A 6 ou 7 ans, déjà, le lecteur furieux d'Akim, Zembla, Blek le roc ou Rodéo voulait faire du dessin. A 11 ans, un an après avoir monté son propre fanzine, Absolutely Live, il découvre les Doors grâce à un oncle qui lui offre la compilation 13. Tout juste majeur, le voici à Paris, dans un studio rue de Clignancourt. Il n'a pas d'amis, fréquente les gens de Métal et de Rock & Folk, qui hébergent ses dessins. Il avait envoyé les premiers par la poste à Moebius, qui avait intégré deux de ses planches dans le numéro 4 de Métal Hurlant. Grâce à Jean-Pierre Dionnet, il réalise en 1976 la pochette d'un coffret de disques d'Eddy Mitchell pour Barclay. Une époque où il traîne au Rose Bonbon, le plus souvent au bar, essayant de "se donner du courage pour draguer les filles". Où il collabore au New Musical Express, vit sa passion, apprend sur le tas.
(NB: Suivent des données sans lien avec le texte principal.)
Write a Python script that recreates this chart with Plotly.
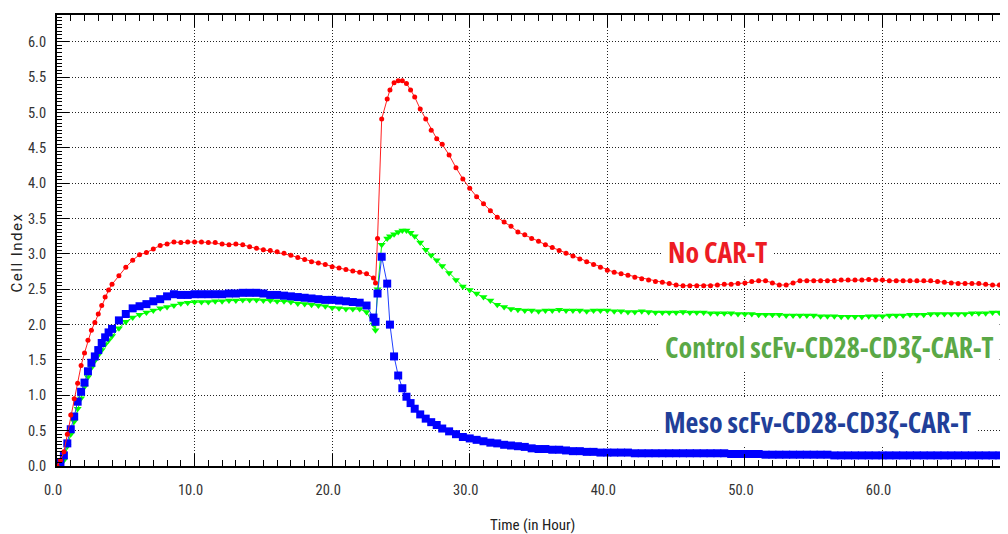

Après un passage à vide en 1995, lorsqu'il "va au tapis", arrête de fumer et pense qu'il n'arrivera plus à dessiner, Serge Clerc s'est sérieusement remis en selle avec Le journal (Denoël Graphic, 2008). Un délirant roman graphique de 250 pages, dont le titre de travail était Métal Hurlant story, sur lequel il a trimé pendant quatre ans.
Aucune discipline
En début d'année, on l'a retrouvé avec l'épatant Après-midi à Drouot, paru au 9e Monde. Un hommage à un lieu où son regretté ami Yves Chaland allait acheter des meubles et où il a longtemps pensé qu'il fallait entrer "en queue-de-pie". L'auteur de La nuit du Mocambo (Les Humanoïdes associés, 1983), que bon nombre de ses fans considèrent comme son chef-d'oeuvre, travaille de plus en plus lentement. Il s'est mis à l'ordinateur sur le tard, et il y a peu à Photoshop, prétend ne pas avoir l'esprit mathématique ni aucune discipline. Le ténor de la ligne claire dont le trait doit être achevé se couche tard et se lève tard. Ce qui explique qu'il n'a "que des demi-journées" ! Il n'écoute plus tellement de musique, préfère les conférences de Michel Onfray sur France Culture, continue de se demander pourquoi on ne cesse d'envoyer dans les librairies 5 000 albums de bande dessinée par an. Qu'importe, lui rétorque-t-on, s'il y en a un de lui dans le lot !
Spirou vers la modernité, Serge Clerc, Dupuis, 55 euros, ISBN : 978-2-8001-5284-4, à paraître le 25 novembre.